= Hamilton Charles Palmer =

Early South Australian lawyer

Hamilton Charles Palmer LLB (died c. 19 January 1880) was a lawyer in the early days of the colony of South Australia, remembered for his year as a master at one of Adelaide's private schools in 1860 and for a bathetic political candidature ten years later.

==History==
Palmer studied law at the University of London, and was called to the Middle Temple in 1854. He emigrated to South Australia late in 1859 or early 1860, following his brother, the Rev. C. E. Palmer.
Charles Edwin Palmer had arrived from Warrington with his wife Carlotte, née Palin, in 1858 to take charge of the Glenelg Independent Church on the Bay Road, then quickly established the new Glenelg Congregational Church on Jetty Road opposite Nile Street, completed in 1859, and was its first minister. He decided however to leave the Congregational Church for the Church of England, and left for England to be ordained, leaving the Glenelg church without a pastor, a failed Sunday School, a dwindling congregation and a great debt to repay, a situation that was only reversed with the incumbency of Charles Manthorpe. C. E. Palmer was in 1861 ordained curate of Trinity Church, Hartlepool.

It was arranged by John Lorenzo Young, head master of Adelaide Educational Institution that during his extended absence in 1860 Palmer would take his maths classes and the senior class in classics. He was remembered by one student as aloof and disconnected from his pupils, not at all likeable, and with the voice of someone with a perpetual sinus infection. Another remembers him as an object of ridicule and subject of students' pranks.

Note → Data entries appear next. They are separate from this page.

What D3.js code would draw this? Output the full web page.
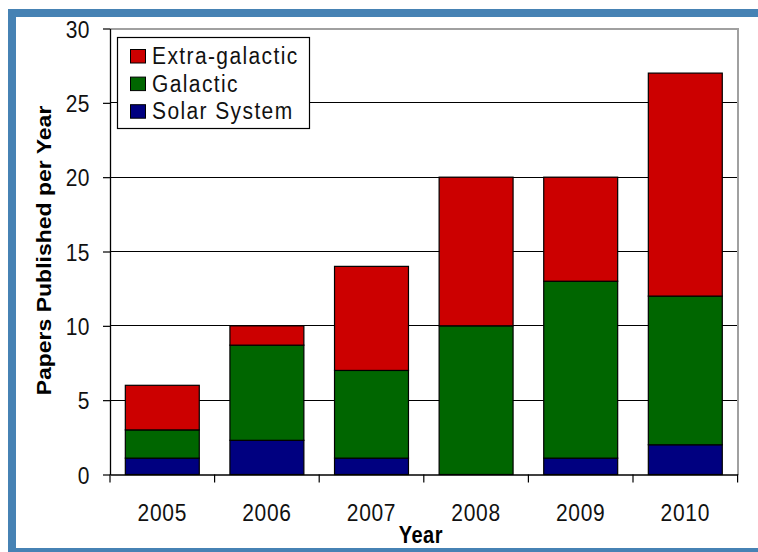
<!DOCTYPE html>
<html><head><meta charset="utf-8">
<script src="https://cdn.jsdelivr.net/npm/d3@7"></script>
<style>body{margin:0;background:#fff;overflow:hidden}</style></head>
<body>
<svg id="c" width="758" height="552"></svg>
<script>
const years = ["2005","2006","2007","2008","2009","2010"];
const solarSystem = [1.1, 2.3, 1.1, 0, 1.1, 2];
const galactic = [1.9, 6.4, 5.9, 10, 11.9, 10];
const extraGalactic = [3, 1.3, 7, 10, 7, 15];
const seriesKeys = ["Solar System", "Galactic", "Extra-galactic"];
const seriesColors = ["#000080", "#006600", "#cc0000"];
const yTicks = [0, 5, 10, 15, 20, 25, 30];
const xTitle = "Year";
const yTitle = "Papers Published per Year";

const FONT = "'Liberation Sans', Arial, Helvetica, sans-serif";
const SY = 1.15;
const svg = d3.select("#c");

// outer blue frame
svg.append("rect").attr("x", 12).attr("y", 13).attr("width", 800).attr("height", 539)
  .attr("fill", "none").attr("stroke", "#4682b4").attr("stroke-width", 8);

const L = 110, R = 737.6, T = 28.5, B = 474.5;
const x = d3.scaleBand().domain(years).range([L, R]).paddingInner(0.293).paddingOuter(0.1465);
const y = d3.scaleLinear().domain([0, 30]).range([B, T]);

const rows = years.map((yr, i) => ({year: yr, "Solar System": solarSystem[i], "Galactic": galactic[i], "Extra-galactic": extraGalactic[i]}));
const stacked = d3.stack().keys(seriesKeys)(rows);

// gridlines
svg.append("g").selectAll("line").data(yTicks.filter(v => v > 0 && v < 30)).join("line")
  .attr("x1", L).attr("x2", R).attr("y1", d => y(d)).attr("y2", d => y(d))
  .attr("stroke", "#000").attr("stroke-width", 1).attr("shape-rendering", "crispEdges");

// plot border (grey top/right)
svg.append("path").attr("d", `M${L},${y(30)}H${R}V${B}`).attr("fill", "none")
  .attr("stroke", "#a0a0a0").attr("stroke-width", 2).attr("shape-rendering", "crispEdges");

// bars
svg.append("g").selectAll("g").data(stacked).join("g")
  .attr("fill", (d, i) => seriesColors[i])
  .selectAll("rect").data(d => d.filter(s => s[1] - s[0] > 0)).join("rect")
  .attr("x", d => x(d.data.year)).attr("width", x.bandwidth())
  .attr("y", d => y(d[1])).attr("height", d => y(d[0]) - y(d[1]))
  .attr("stroke", "#000").attr("stroke-width", 1.2);

// y axis
const yAxis = svg.append("g").attr("transform", `translate(${L},0)`)
  .call(d3.axisLeft(y).tickValues(yTicks).tickSize(7).tickPadding(13).tickSizeOuter(0));
yAxis.select(".domain").attr("stroke", "#000").attr("stroke-width", 1.3);
yAxis.selectAll(".tick line").attr("stroke", "#000").attr("stroke-width", 1.2);
yAxis.selectAll(".tick text").attr("font-family", FONT).attr("font-size", 21)
  .attr("fill", "#111").attr("letter-spacing", 0.5).attr("dy", "0.36em")
  .attr("transform", `scale(1,${SY})`);

// x axis: labels at band centers
const xAxis = svg.append("g").attr("transform", `translate(0,${B})`)
  .call(d3.axisBottom(x).tickSize(0).tickPadding(0).tickSizeOuter(0));
xAxis.select(".domain").attr("stroke", "#000").attr("stroke-width", 1.3);
xAxis.selectAll(".tick text").attr("font-family", FONT).attr("font-size", 21)
  .attr("fill", "#111").attr("letter-spacing", 0.7).attr("y", 40.5).attr("dy", 0)
  .attr("transform", `scale(1,${SY})`);
// category boundary ticks
const bounds = d3.range(years.length + 1).map(i => L + i * x.step());
svg.append("g").selectAll("line").data(bounds).join("line")
  .attr("x1", d => d).attr("x2", d => d).attr("y1", B).attr("y2", B + 8)
  .attr("stroke", "#000").attr("stroke-width", 1.2);

// axis titles
svg.append("text").attr("transform", `translate(${(L + R) / 2 - 3},543) scale(1,${SY})`)
  .attr("text-anchor", "middle").attr("font-family", FONT).attr("font-weight", "bold")
  .attr("font-size", 20).attr("letter-spacing", 0.5).attr("fill", "#000").text(xTitle);
svg.append("text").attr("transform", `translate(51,${(T + B) / 2 - 1}) rotate(-90) scale(${SY},1)`)
  .attr("text-anchor", "middle").attr("font-family", FONT).attr("font-weight", "bold")
  .attr("font-size", 20).attr("fill", "#000").text(yTitle);

// legend
const leg = svg.append("g");
leg.append("rect").attr("x", 117.5).attr("y", 37.5).attr("width", 192).attr("height", 91)
  .attr("fill", "#fff").attr("stroke", "#000").attr("stroke-width", 1.2);
const legendItems = seriesKeys.map((k, i) => ({name: k, color: seriesColors[i]})).reverse();
const li = leg.selectAll("g.item").data(legendItems).join("g").attr("class", "item")
  .attr("transform", (d, i) => `translate(0,${i * 27.6})`);
li.append("rect").attr("x", 130.5).attr("y", 49.5).attr("width", 15).attr("height", 13.5)
  .attr("fill", d => d.color).attr("stroke", "#000").attr("stroke-width", 1);
li.append("text").attr("transform", `translate(152,64) scale(1,${SY})`)
  .attr("font-family", FONT).attr("font-size", 21).attr("letter-spacing", 1.4)
  .attr("fill", "#111").text(d => d.name);
</script>
</body></html>
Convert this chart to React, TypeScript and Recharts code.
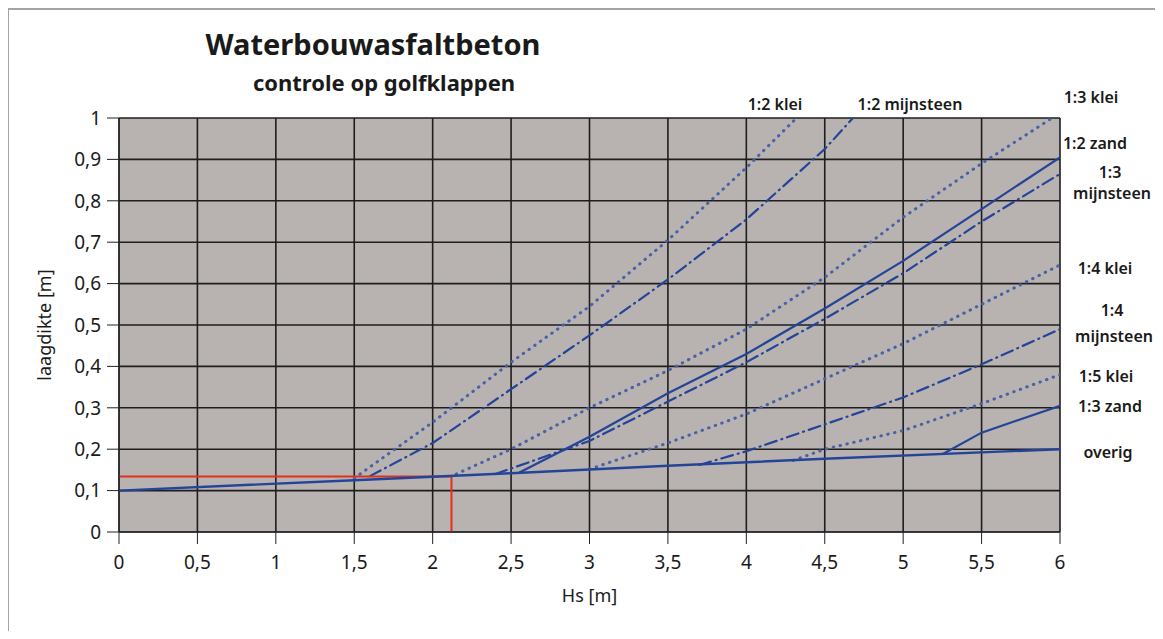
import { LineChart, Line, XAxis, YAxis, CartesianGrid, Label } from "recharts";

// Hs [m] -> laagdikte [m]
const xTicks = [0, 0.5, 1, 1.5, 2, 2.5, 3, 3.5, 4, 4.5, 5, 5.5, 6];
const yTicks = [0, 0.1, 0.2, 0.3, 0.4, 0.5, 0.6, 0.7, 0.8, 0.9, 1];

const overig = [
  { x: 0, y: 0.1 },
  { x: 1.5, y: 0.125 },
  { x: 2.5, y: 0.142 },
  { x: 3.5, y: 0.16 },
  { x: 4.5, y: 0.177 },
  { x: 6, y: 0.2 },
];
const klei12 = [
  { x: 1.5, y: 0.13 },
  { x: 2, y: 0.265 },
  { x: 2.5, y: 0.41 },
  { x: 3, y: 0.545 },
  { x: 3.5, y: 0.705 },
  { x: 4, y: 0.88 },
  { x: 4.32, y: 1.0 },
];
const mijnsteen12 = [
  { x: 1.6, y: 0.135 },
  { x: 2, y: 0.215 },
  { x: 2.5, y: 0.345 },
  { x: 3, y: 0.475 },
  { x: 3.5, y: 0.61 },
  { x: 4, y: 0.755 },
  { x: 4.5, y: 0.925 },
  { x: 4.68, y: 1.0 },
];
const klei13 = [
  { x: 2.15, y: 0.14 },
  { x: 2.5, y: 0.2 },
  { x: 3, y: 0.3 },
  { x: 3.5, y: 0.39 },
  { x: 4, y: 0.49 },
  { x: 4.5, y: 0.615 },
  { x: 5, y: 0.76 },
  { x: 5.5, y: 0.89 },
  { x: 5.95, y: 1.0 },
];
const zand12 = [
  { x: 2.55, y: 0.143 },
  { x: 3, y: 0.23 },
  { x: 3.5, y: 0.335 },
  { x: 4, y: 0.43 },
  { x: 4.5, y: 0.54 },
  { x: 5, y: 0.655 },
  { x: 5.5, y: 0.78 },
  { x: 6, y: 0.905 },
];
const mijnsteen13 = [
  { x: 2.4, y: 0.14 },
  { x: 3, y: 0.22 },
  { x: 3.5, y: 0.315 },
  { x: 4, y: 0.41 },
  { x: 4.5, y: 0.515 },
  { x: 5, y: 0.625 },
  { x: 5.5, y: 0.75 },
  { x: 6, y: 0.865 },
];
const klei14 = [
  { x: 3.0, y: 0.152 },
  { x: 3.5, y: 0.215 },
  { x: 4, y: 0.285 },
  { x: 4.5, y: 0.37 },
  { x: 5, y: 0.455 },
  { x: 5.5, y: 0.55 },
  { x: 6, y: 0.645 },
];
const mijnsteen14 = [
  { x: 3.7, y: 0.162 },
  { x: 4, y: 0.195 },
  { x: 4.5, y: 0.26 },
  { x: 5, y: 0.325 },
  { x: 5.5, y: 0.405 },
  { x: 6, y: 0.49 },
];
const klei15 = [
  { x: 4.3, y: 0.173 },
  { x: 4.5, y: 0.2 },
  { x: 5, y: 0.245 },
  { x: 5.5, y: 0.31 },
  { x: 6, y: 0.38 },
];
const zand13 = [
  { x: 5.25, y: 0.188 },
  { x: 5.5, y: 0.24 },
  { x: 6, y: 0.305 },
];
const redH = [
  { x: 0, y: 0.134 },
  { x: 2.12, y: 0.134 },
];
const redV = [
  { x: 2.12, y: 0.134 },
  { x: 2.12, y: 0 },
];

const seriesLabels = [
  { text: "1:2 klei", left: 732, top: 85, width: 70 },
  { text: "1:2 mijnsteen", left: 842, top: 85, width: 120 },
  { text: "1:3 klei", left: 1038, top: 78, width: 90 },
  { text: "1:2 zand", left: 1042, top: 124, width: 90 },
  { text: "1:3", left: 1057, top: 153, width: 90 },
  { text: "mijnsteen", left: 1059, top: 174, width: 90 },
  { text: "1:4 klei", left: 1052, top: 249, width: 90 },
  { text: "1:4", left: 1059, top: 291, width: 90 },
  { text: "mijnsteen", left: 1061, top: 317, width: 90 },
  { text: "1:5 klei", left: 1053, top: 357, width: 90 },
  { text: "1:3 zand", left: 1057, top: 387, width: 90 },
  { text: "overig", left: 1055, top: 433, width: 90 },
];

const FONT = "'Noto Sans', sans-serif";
const solid = "#24449a";
const dotted = "#4862a8";
const fmt = (v: number) => String(v).replace(".", ",");

export default function App() {
  return (
    <div style={{ position: "relative", width: 1147, height: 623, fontFamily: FONT }}>
      <div
        style={{
          position: "absolute",
          left: -1,
          top: 0,
          width: 1152,
          height: 625,
          border: "2px solid #a3a3a3",
          boxSizing: "border-box",
        }}
      />
      <div
        style={{
          position: "absolute",
          left: 155,
          top: 16,
          width: 420,
          textAlign: "center",
          fontWeight: 700,
          fontSize: 29,
          color: "#1a1a1a",
        }}
      >
        Waterbouwasfaltbeton
      </div>
      <div
        style={{
          position: "absolute",
          left: 166,
          top: 59,
          width: 420,
          textAlign: "center",
          fontWeight: 700,
          fontSize: 22,
          color: "#1a1a1a",
        }}
      >
        controle op golfklappen
      </div>
      {seriesLabels.map((l, i) => (
        <div
          key={i}
          style={{
            position: "absolute",
            left: l.left,
            top: l.top,
            width: l.width,
            textAlign: "center",
            fontSize: 16,
            fontWeight: 600,
            color: "#1a1a1a",
            whiteSpace: "nowrap",
          }}
        >
          {l.text}
        </div>
      ))}
      <LineChart
        width={1147}
        height={623}
        margin={{ top: 110, right: 95, bottom: 29, left: 41 }}
        style={{ position: "absolute", left: 0, top: 0 }}
      >
        <CartesianGrid stroke="#1e1e1e" strokeWidth={1.6} fill="#b8b3b1" fillOpacity={1} />
        <XAxis
          type="number"
          dataKey="x"
          domain={[0, 6]}
          ticks={xTicks}
          tickFormatter={fmt}
          height={70}
          tickSize={12}
          tickMargin={12}
          stroke="#222"
          tick={{ fill: "#1a1a1a", fontSize: 19, fontFamily: FONT }}
          allowDataOverflow
        >
          <Label value="Hs [m]" position="insideBottom" offset={0} style={{ fill: "#1a1a1a", fontSize: 18, fontFamily: FONT }} />
        </XAxis>
        <YAxis
          type="number"
          dataKey="y"
          domain={[0, 1]}
          ticks={yTicks}
          tickFormatter={fmt}
          width={70}
          tickSize={12}
          tickMargin={6}
          stroke="#222"
          tick={{ fill: "#1a1a1a", fontSize: 19, fontFamily: FONT }}
          allowDataOverflow
        >
          <Label
            value="laagdikte [m]"
            angle={-90}
            position="insideLeft"
            offset={-4}
            style={{ textAnchor: "middle", fill: "#1a1a1a", fontSize: 18, fontFamily: FONT }}
          />
        </YAxis>
        <Line data={klei12} dataKey="y" stroke={dotted} strokeWidth={3} strokeDasharray="0.5 6.5" strokeLinecap="round" dot={false} activeDot={false} isAnimationActive={false} />
        <Line data={mijnsteen12} dataKey="y" stroke={solid} strokeWidth={2.2} strokeDasharray="12 5 1 5" strokeLinecap="round" dot={false} activeDot={false} isAnimationActive={false} />
        <Line data={klei13} dataKey="y" stroke={dotted} strokeWidth={3} strokeDasharray="0.5 6.5" strokeLinecap="round" dot={false} activeDot={false} isAnimationActive={false} />
        <Line data={zand12} dataKey="y" stroke={solid} strokeWidth={2.2} dot={false} activeDot={false} isAnimationActive={false} />
        <Line data={mijnsteen13} dataKey="y" stroke={solid} strokeWidth={2.2} strokeDasharray="12 5 1 5" strokeLinecap="round" dot={false} activeDot={false} isAnimationActive={false} />
        <Line data={klei14} dataKey="y" stroke={dotted} strokeWidth={3} strokeDasharray="0.5 6.5" strokeLinecap="round" dot={false} activeDot={false} isAnimationActive={false} />
        <Line data={mijnsteen14} dataKey="y" stroke={solid} strokeWidth={2.2} strokeDasharray="12 5 1 5" strokeLinecap="round" dot={false} activeDot={false} isAnimationActive={false} />
        <Line data={klei15} dataKey="y" stroke={dotted} strokeWidth={3} strokeDasharray="0.5 6.5" strokeLinecap="round" dot={false} activeDot={false} isAnimationActive={false} />
        <Line data={zand13} dataKey="y" stroke={solid} strokeWidth={2.2} dot={false} activeDot={false} isAnimationActive={false} />
        <Line data={redH} dataKey="y" stroke="#e0301e" strokeWidth={2} dot={false} activeDot={false} isAnimationActive={false} />
        <Line data={redV} dataKey="y" stroke="#e0301e" strokeWidth={2} dot={false} activeDot={false} isAnimationActive={false} />
        <Line data={overig} dataKey="y" stroke={solid} strokeWidth={2.4} dot={false} activeDot={false} isAnimationActive={false} />
      </LineChart>
    </div>
  );
}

Between January and May 1860 he wrote a series of articles for the South Australian Register over the pen-name "A Templar":
- Torrens Title
- The Party System
- Early History of Australia
- The Office of Attorney General
- The Late Commissioner of Insolvency

Palmer established a legal practice at Auburn, then in 1863 moved to Kapunda, where he maintained an office for the rest of his life, and had an extensive business for some time. He also maintained an office in the Town Hall Chambers, Adelaide.
Henry Charles Hamilton Ayliffe (18 June 1846 – 10 March 1916) was articled clerk to Palmer at the time of his death.

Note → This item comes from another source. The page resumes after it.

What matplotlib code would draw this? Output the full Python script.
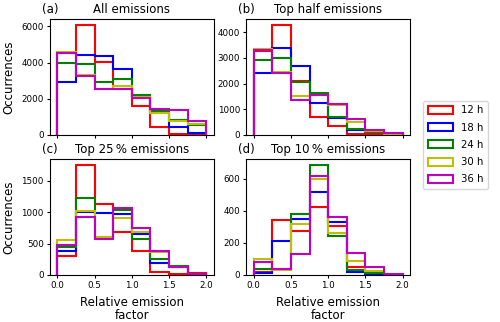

In 1870, following a petition by residents, Palmer agreed to stand for the seat of The Burra at the forthcoming election, but at the poll he was betrayed by his proponents, and received very few votes, the elected candidates being Captain John Hart and Charles Mann. It appeared the urging to join the contest was in the nature of a "lark" or practical joke.

Palmer was found dead in his bed at the Pilot Boat Hotel, Port Pirie, on Monday morning. A coronial inquest determined the cause of death as apoplexy, and not suicide.

Palmer never married and had no children.
His brother Rev. Charles Edwin Palmer had one son while in Adelaide.